## YOUR GOAL
An exact copy of all the data is required, with pictures left out.
══════════
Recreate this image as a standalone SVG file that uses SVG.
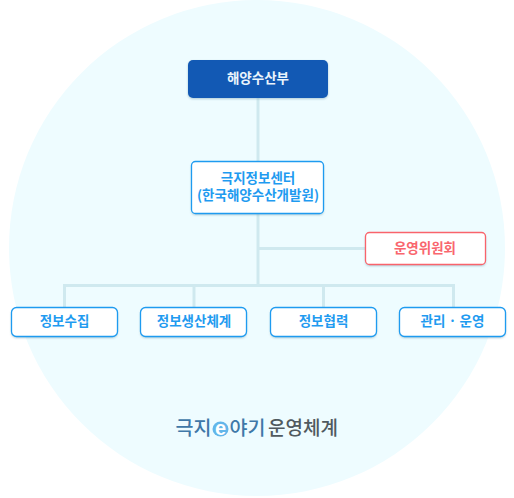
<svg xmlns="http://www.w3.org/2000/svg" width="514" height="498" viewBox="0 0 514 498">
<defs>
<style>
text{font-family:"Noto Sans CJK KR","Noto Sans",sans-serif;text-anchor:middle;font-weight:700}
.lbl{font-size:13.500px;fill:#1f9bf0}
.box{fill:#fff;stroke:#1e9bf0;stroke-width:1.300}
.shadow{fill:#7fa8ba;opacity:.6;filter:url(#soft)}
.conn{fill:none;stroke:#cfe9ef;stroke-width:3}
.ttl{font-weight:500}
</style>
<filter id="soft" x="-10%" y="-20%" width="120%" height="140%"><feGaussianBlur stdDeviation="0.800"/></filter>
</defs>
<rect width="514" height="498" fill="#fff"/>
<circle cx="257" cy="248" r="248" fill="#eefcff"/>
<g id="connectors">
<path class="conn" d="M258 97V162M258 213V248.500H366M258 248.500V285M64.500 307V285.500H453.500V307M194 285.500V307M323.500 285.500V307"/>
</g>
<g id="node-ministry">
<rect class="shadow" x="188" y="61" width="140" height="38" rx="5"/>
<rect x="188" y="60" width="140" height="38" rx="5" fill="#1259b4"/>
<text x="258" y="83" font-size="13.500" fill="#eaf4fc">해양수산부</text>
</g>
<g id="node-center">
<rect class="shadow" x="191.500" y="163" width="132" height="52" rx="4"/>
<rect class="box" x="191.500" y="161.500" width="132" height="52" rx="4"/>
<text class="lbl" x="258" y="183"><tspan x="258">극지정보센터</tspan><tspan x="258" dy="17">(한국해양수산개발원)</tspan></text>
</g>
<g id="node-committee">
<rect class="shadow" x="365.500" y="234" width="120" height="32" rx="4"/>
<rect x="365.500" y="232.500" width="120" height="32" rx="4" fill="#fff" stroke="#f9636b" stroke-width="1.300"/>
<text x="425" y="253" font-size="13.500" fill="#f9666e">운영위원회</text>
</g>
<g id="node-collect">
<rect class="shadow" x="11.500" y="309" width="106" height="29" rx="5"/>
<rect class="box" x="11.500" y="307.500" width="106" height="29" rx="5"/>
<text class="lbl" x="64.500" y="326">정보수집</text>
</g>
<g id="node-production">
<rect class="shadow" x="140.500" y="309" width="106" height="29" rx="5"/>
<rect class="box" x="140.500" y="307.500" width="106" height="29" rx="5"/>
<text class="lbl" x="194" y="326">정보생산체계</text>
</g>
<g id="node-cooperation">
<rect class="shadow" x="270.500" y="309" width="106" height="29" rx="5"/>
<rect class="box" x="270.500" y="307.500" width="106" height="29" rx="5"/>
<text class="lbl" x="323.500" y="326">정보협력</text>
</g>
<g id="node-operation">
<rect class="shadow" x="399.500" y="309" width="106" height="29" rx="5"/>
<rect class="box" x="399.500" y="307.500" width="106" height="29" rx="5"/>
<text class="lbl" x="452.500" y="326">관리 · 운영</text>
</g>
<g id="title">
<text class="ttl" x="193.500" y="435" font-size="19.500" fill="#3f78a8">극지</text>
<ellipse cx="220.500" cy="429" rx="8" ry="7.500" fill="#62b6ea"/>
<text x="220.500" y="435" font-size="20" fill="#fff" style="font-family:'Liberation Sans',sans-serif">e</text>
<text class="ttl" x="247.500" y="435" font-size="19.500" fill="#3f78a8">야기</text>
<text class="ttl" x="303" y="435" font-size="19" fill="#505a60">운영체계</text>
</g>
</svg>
══════════
## ANSWER TO THE TASK
Recreate this image as a standalone SVG file that uses SVG.
<svg xmlns="http://www.w3.org/2000/svg" width="514" height="498" viewBox="0 0 514 498">
<defs>
<style>
text{font-family:"Noto Sans CJK KR","Noto Sans",sans-serif;text-anchor:middle;font-weight:700}
.lbl{font-size:13.500px;fill:#1f9bf0}
.box{fill:#fff;stroke:#1e9bf0;stroke-width:1.300}
.shadow{fill:#7fa8ba;opacity:.6;filter:url(#soft)}
.conn{fill:none;stroke:#cfe9ef;stroke-width:3}
.ttl{font-weight:500}
</style>
<filter id="soft" x="-10%" y="-20%" width="120%" height="140%"><feGaussianBlur stdDeviation="0.800"/></filter>
</defs>
<rect width="514" height="498" fill="#fff"/>
<circle cx="257" cy="248" r="248" fill="#eefcff"/>
<g id="connectors">
<path class="conn" d="M258 97V162M258 213V248.500H366M258 248.500V285M64.500 307V285.500H453.500V307M194 285.500V307M323.500 285.500V307"/>
</g>
<g id="node-ministry">
<rect class="shadow" x="188" y="61" width="140" height="38" rx="5"/>
<rect x="188" y="60" width="140" height="38" rx="5" fill="#1259b4"/>
<text x="258" y="83" font-size="13.500" fill="#eaf4fc">해양수산부</text>
</g>
<g id="node-center">
<rect class="shadow" x="191.500" y="163" width="132" height="52" rx="4"/>
<rect class="box" x="191.500" y="161.500" width="132" height="52" rx="4"/>
<text class="lbl" x="258" y="183"><tspan x="258">극지정보센터</tspan><tspan x="258" dy="17">(한국해양수산개발원)</tspan></text>
</g>
<g id="node-committee">
<rect class="shadow" x="365.500" y="234" width="120" height="32" rx="4"/>
<rect x="365.500" y="232.500" width="120" height="32" rx="4" fill="#fff" stroke="#f9636b" stroke-width="1.300"/>
<text x="425" y="253" font-size="13.500" fill="#f9666e">운영위원회</text>
</g>
<g id="node-collect">
<rect class="shadow" x="11.500" y="309" width="106" height="29" rx="5"/>
<rect class="box" x="11.500" y="307.500" width="106" height="29" rx="5"/>
<text class="lbl" x="64.500" y="326">정보수집</text>
</g>
<g id="node-production">
<rect class="shadow" x="140.500" y="309" width="106" height="29" rx="5"/>
<rect class="box" x="140.500" y="307.500" width="106" height="29" rx="5"/>
<text class="lbl" x="194" y="326">정보생산체계</text>
</g>
<g id="node-cooperation">
<rect class="shadow" x="270.500" y="309" width="106" height="29" rx="5"/>
<rect class="box" x="270.500" y="307.500" width="106" height="29" rx="5"/>
<text class="lbl" x="323.500" y="326">정보협력</text>
</g>
<g id="node-operation">
<rect class="shadow" x="399.500" y="309" width="106" height="29" rx="5"/>
<rect class="box" x="399.500" y="307.500" width="106" height="29" rx="5"/>
<text class="lbl" x="452.500" y="326">관리 · 운영</text>
</g>
<g id="title">
<text class="ttl" x="193.500" y="435" font-size="19.500" fill="#3f78a8">극지</text>
<ellipse cx="220.500" cy="429" rx="8" ry="7.500" fill="#62b6ea"/>
<text x="220.500" y="435" font-size="20" fill="#fff" style="font-family:'Liberation Sans',sans-serif">e</text>
<text class="ttl" x="247.500" y="435" font-size="19.500" fill="#3f78a8">야기</text>
<text class="ttl" x="303" y="435" font-size="19" fill="#505a60">운영체계</text>
</g>
</svg>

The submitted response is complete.